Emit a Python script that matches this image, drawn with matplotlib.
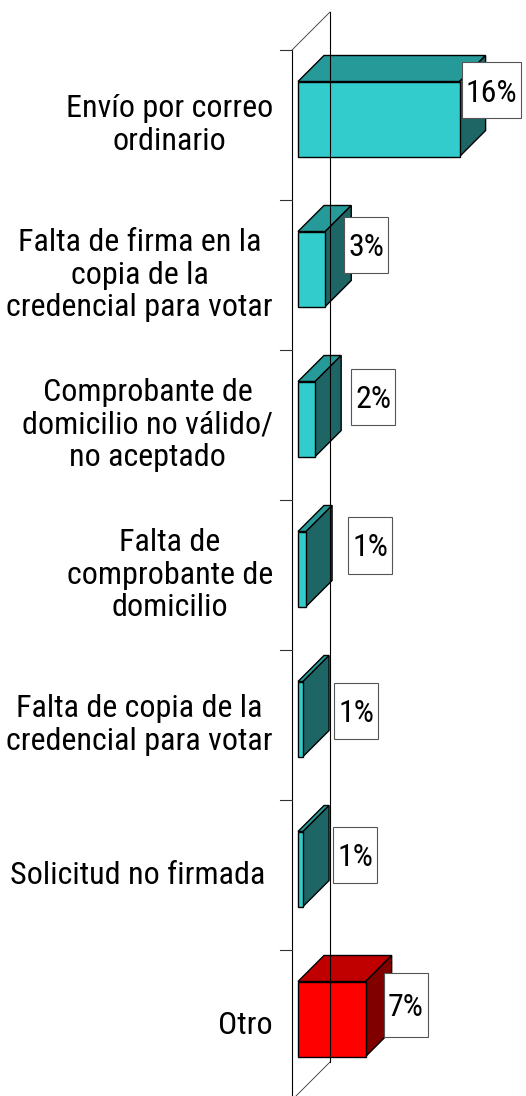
import matplotlib
matplotlib.use("Agg")
import matplotlib.pyplot as plt
from matplotlib import font_manager as fm
from matplotlib.patches import Polygon, Rectangle

# data
categories = ["Envío por correo\nordinario",
              "Falta de firma en la\ncopia de la\ncredencial para votar",
              "Comprobante de\ndomicilio no válido/\nno aceptado",
              "Falta de\ncomprobante de\ndomicilio",
              "Falta de copia de la\ncredencial para votar",
              "Solicitud no firmada ",
              "Otro"]
values = [16.0, 2.7, 1.7, 0.8, 0.5, 0.5, 6.7]
value_labels = ["16%", "3%", "2%", "1%", "1%", "1%", "7%"]

# styling / layout (pixels)
front_c = ["#33CCCC"] * 6 + ["#FF0000"]
top_c = ["#269999"] * 6 + ["#C00000"]
side_c = ["#1E6666"] * 6 + ["#800000"]
lab_dx = [6, 15, 32, 38, 27, 26, 14]
lab_dy = [-3, 2, 4, 2, 18, 12, 12]
box_h = [56, 56, 56, 57, 56, 56, 64]

W, H = 526, 1096
KX = 10.1     # px per percent
KY = 150.0    # px per category
X0 = 292      # front wall x (px)
Z_WALL = 38   # wall depth px
Z1, Z2 = 6, 32  # bar depth range px
HALF = 0.25   # half bar height in categories

# narrow font like Arial Narrow, if there is one
have = set(f.name for f in fm.fontManager.ttflist)
narrow = ["Liberation Sans Narrow", "Arial Narrow", "Roboto Condensed",
          "Archivo Narrow", "PT Sans Narrow", "Fira Sans Condensed",
          "IBM Plex Sans Condensed", "Encode Sans Condensed"]
fam = [f for f in narrow if f in have][:1] + ["Liberation Sans", "DejaVu Sans"]
plt.rcParams["font.family"] = fam

fig = plt.figure(figsize=(W / 100, H / 100), dpi=100)
ax = fig.add_axes([0, 0, 1, 1])
ax.set_xlim(-X0 / KX, (W - X0) / KX)
ax.set_ylim((H - 125) / KY, -125 / KY)
ax.axis("off")

# pick the size so the widest line is about as wide as in the picture
r = fig.canvas.get_renderer()
probe = ax.text(0, 0, "credencial para votar", fontsize=23)
pw = probe.get_window_extent(renderer=r).width
probe.remove()
fs = min(25.0, max(18.0, 23 * 267 / pw))


def P(v, i, z):
    return (v + z / KX, i - z / KY)


n = len(values)
# walls
top_i, bot_i = -0.5, n - 0.5
ax.plot(*zip(P(0, top_i, 0), P(0, bot_i + 0.2, 0)), color="black", lw=0.8)
ax.plot(*zip(P(0, top_i, Z_WALL), P(0, bot_i, Z_WALL)), color="black", lw=0.8)
ax.plot(*zip(P(0, top_i, 0), P(0, top_i, Z_WALL)), color="#333333", lw=0.6)
ax.plot(*zip(P(0, bot_i, 0), P(0, bot_i, Z_WALL)), color="#333333", lw=0.6)
for k in range(n + 1):
    y = top_i + k
    ax.plot([-12 / KX, 0], [y, y], color="#333333", lw=0.8)

for i, v in enumerate(values):
    yt, yb = i - HALF, i + HALF
    top = [P(0, yt, Z1), P(v, yt, Z1), P(v, yt, Z2), P(0, yt, Z2)]
    side = [P(v, yt, Z1), P(v, yb, Z1), P(v, yb, Z2), P(v, yt, Z2)]
    front = [P(0, yt, Z1), P(v, yt, Z1), P(v, yb, Z1), P(0, yb, Z1)]
    for pts, c in ((top, top_c[i]), (side, side_c[i]), (front, front_c[i])):
        ax.add_patch(Polygon(pts, closed=True, facecolor=c, edgecolor="black",
                             lw=1.0, joinstyle="miter"))

    # category label
    ax.text(-19 / KX, i, categories[i], ha="right", va="center",
            multialignment="center", fontsize=fs, linespacing=1.15,
            color="black")

for i, v in enumerate(values):
    cx, cy = P(v, i, Z2)
    cx += lab_dx[i] / KX
    cy += lab_dy[i] / KY
    t = ax.text(cx, cy + 11.5 / KY, value_labels[i], ha="center", va="baseline",
                fontsize=fs, color="black", zorder=5)
    tw = t.get_window_extent(renderer=r).width
    bw = (tw + 8) / KX
    bh = box_h[i] / KY
    ax.add_patch(Rectangle((cx - bw / 2, cy - bh / 2), bw, bh, facecolor="white",
                           edgecolor="#555555", lw=0.8, zorder=4))

fig.savefig("out.png", dpi=100)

---

The problem: From the opening line of the listing above through the line bearing "from matplotlib.patches import", repeat each line exactly. Drop every picture.

Response below:
Emit a Python script that matches this image, drawn with matplotlib.
import matplotlib
matplotlib.use("Agg")
import matplotlib.pyplot as plt
from matplotlib import font_manager as fm
from matplotlib.patches import Polygon, Rectangle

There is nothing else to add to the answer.